9. Call a Friend or better yet meet up with one! I don't mean like their Facebook status or text about the PTA meeting. I mean call them on the phone and ask about their day. This helps you get out of your own horriblizing and pity parties by thinking about others. It's also always fun to talk to someone you connect with and can give  you a fresh perspective. It can also lead to...

10. Do an Act of Service. Yes as moms everything we do is service to our kids, which is great, but I'm talking about getting out of your world and into someone else's. Is there a neighbor who is sick and might like a fresh loaf of bread? Do you know an new mom who could use a few hours of baby sitting? Can your kids make cards for their great grandma and hand deliver them? Can you practice reading with your nephew? or teach your neighbor to cross stitch? Using your talents to bless others helps you feel needed and valued. I find it best when the kids can participate too because then they get to feel the joy of serving, it gives them something to do, and it teaches them how to be aware of the needs of others.

11. Go to Bed. I know that "me time" is so important when you are feeling consumed but do you need 5 hours of it into the middle of the night?
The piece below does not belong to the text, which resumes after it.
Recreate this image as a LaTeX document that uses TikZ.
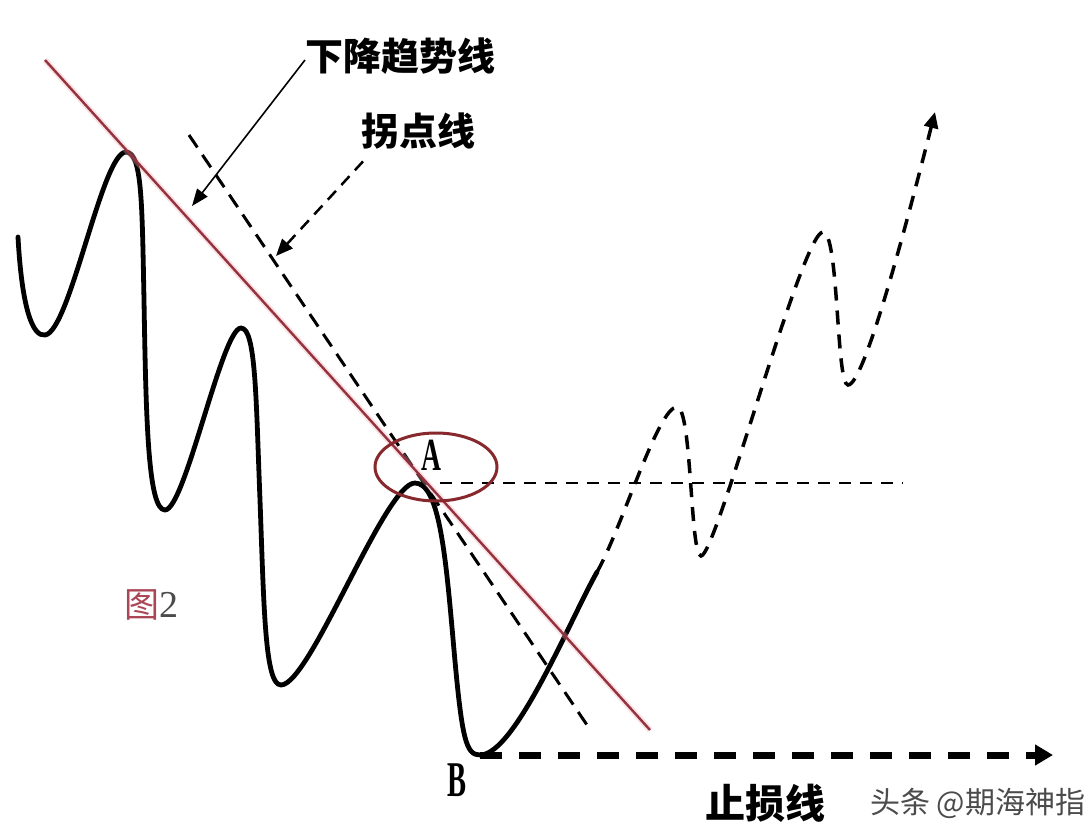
\documentclass[tikz,border=0pt]{standalone}
\usepackage{fontspec}
\setmainfont{Liberation Serif}
\newfontfamily\cjk{Noto Sans CJK SC}
\usetikzlibrary{arrows.meta,shapes.geometric}
\definecolor{trendred}{RGB}{150,50,62}
\definecolor{glowpink}{RGB}{240,170,180}
\definecolor{ellred}{RGB}{135,40,45}
\definecolor{figred}{RGB}{170,70,85}
\definecolor{wmgray}{RGB}{75,75,75}
\tikzset{
  lab/.style={font=\cjk\bfseries\fontsize{38}{40}\selectfont, inner sep=0pt},
  letter/.style={font=\bfseries\fontsize{46}{48}\selectfont, inner sep=0pt, xscale=0.6},
  price/.style={line width=4.8pt, line cap=round, line join=round},
  future/.style={line width=3.5pt, dash pattern=on 14pt off 10pt, line cap=butt},
  pivotline/.style={line width=3pt, dash pattern=on 15pt off 9pt},
  levelline/.style={line width=2.5pt, dash pattern=on 12pt off 9pt},
  stopline/.style={line width=7pt, dash pattern=on 22pt off 17pt, -{Triangle[length=18pt,width=20pt]}},
  ptr/.style={line width=1.6pt, -{Triangle[length=17pt,width=13pt]}},
  dptr/.style={line width=2.5pt, dash pattern=on 12pt off 8pt, -{Triangle[length=17pt,width=14pt]}},
}
\begin{document}
\begin{tikzpicture}[x=1pt,y=-1pt]
\fill[white] (0,0) rectangle (1090,837);
\useasboundingbox (0,0) rectangle (1090,837);

% key points
\coordinate (start) at (18,237);
\coordinate (Apeak) at (415,483);
\coordinate (Bpt) at (480,755);
\coordinate (solidEnd) at (597,572);
\coordinate (upTip) at (935,112);

% price curve (solid)
\draw[price] (start)
  .. controls (22,310) and (33,337) .. (45,335)
  .. controls (70,332) and (102,152) .. (126,152)
  .. controls (142,153) and (142,200) .. (144,300)
  .. controls (146,420) and (148,510) .. (165,510)
  .. controls (185,510) and (222,328) .. (241,328)
  .. controls (256,328) and (256,400) .. (260,500)
  .. controls (264,610) and (265,685) .. (281,685)
  .. controls (310,685) and (385,483) .. (Apeak)
  .. controls (440,483) and (446,560) .. (454,650)
  .. controls (462,740) and (466,755) .. (Bpt)
  .. controls (515,755) and (570,620) .. (solidEnd);

% future dashed curve
\draw[future, -{Triangle[length=16pt,width=14pt]}] (solidEnd)
  .. controls (622,528) and (658,407) .. (677,407)
  .. controls (692,407) and (690,556) .. (701,556)
  .. controls (716,556) and (802,232) .. (823,232)
  .. controls (839,232) and (836,385) .. (848,385)
  .. controls (864,385) and (905,230) .. (upTip);

% horizontal level through A
\coordinate (levStart) at (440,483);
\coordinate (levEnd) at (903,483);
\draw[levelline] (levStart) -- (levEnd);

% pivot dashed line
\coordinate (pivTop) at (189,135);
\coordinate (pivBot) at (587,725);
\draw[pivotline] (pivTop) -- (pivBot);

% descending trend line
\coordinate (trTop) at (45,60);
\coordinate (trBot) at (650,730);
\draw[glowpink, line width=6pt, opacity=0.35] (trTop) -- (trBot);
\draw[trendred, line width=2.4pt] (trTop) -- (trBot);

% ellipse around A
\node[ellipse, draw=ellred, line width=3pt, minimum width=122pt, minimum height=68pt, inner sep=0pt] (circA) at (436,467) {};
\node[letter] (labA) at (431,455) {A};
\node[letter, font=\bfseries\fontsize{50}{52}\selectfont, xscale=0.95] (labB) at (457,780) {B};

% stop-loss line
\coordinate (stopEnd) at (1053,755);
\draw[stopline] (Bpt) -- (stopEnd);

% labels
\node[lab, anchor=west] (trend) at (305,56) {下降趋势线};
\node[lab, anchor=west] (pivot) at (361,131) {拐点线};
\node[lab, font=\cjk\bfseries\fontsize{40}{42}\selectfont, anchor=west] (stop) at (705,803) {止损线};
\node[inner sep=0pt, anchor=west, text=wmgray, font=\cjk\fontsize{30}{32}\selectfont] (wm) at (870,803) {头条 @期海神指};
\node[inner sep=0pt, anchor=west] (fig) at (124,605) {\textcolor{figred}{\cjk\fontsize{35}{37}\selectfont 图}{\color{wmgray}\fontsize{38}{40}\selectfont 2}};

% pointers
\coordinate (trendTip) at (192,206);
\coordinate (pivotTip) at (276,256);
\draw[ptr] (trend.west) ++(0,4) -- (trendTip);
\draw[dptr] (pivot.south west) ++(2,12) -- (pivotTip);
\end{tikzpicture}
\end{document}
What is the quality of the me time you're getting on your 6th episode of binge watching Hulu? By all means take some time to watch a show, catch up on a blog, or have a piece of chocolate but then go to bed early enough that waking up tomorrow wasn't as hard as waking up today. One that goes hand in hand with this is

12. Turn Off Your Screens. It helps you fall asleep quicker and get better rest. It also helps you be present instead of using Pinterest, Facebook, Instagram, etc. as an escapist method. Not having our phone to look at constantly helps you face what it is that is bothering you and make better use of our time by being productive, connecting with others, or simply getting more restful sleep.

*Bonus tip* I know not everyone is religious but for me spending time on my knees in prayer and in the Word of God is foundational to feeling peace. I often slip out of these habits but even just asking for help to get through the day can give me so much strength and serenity I couldn't write this post without mentioning the grace that God offers us through his Son that can help us overcome all things. Including ourselves.

What helps you break out of the blues?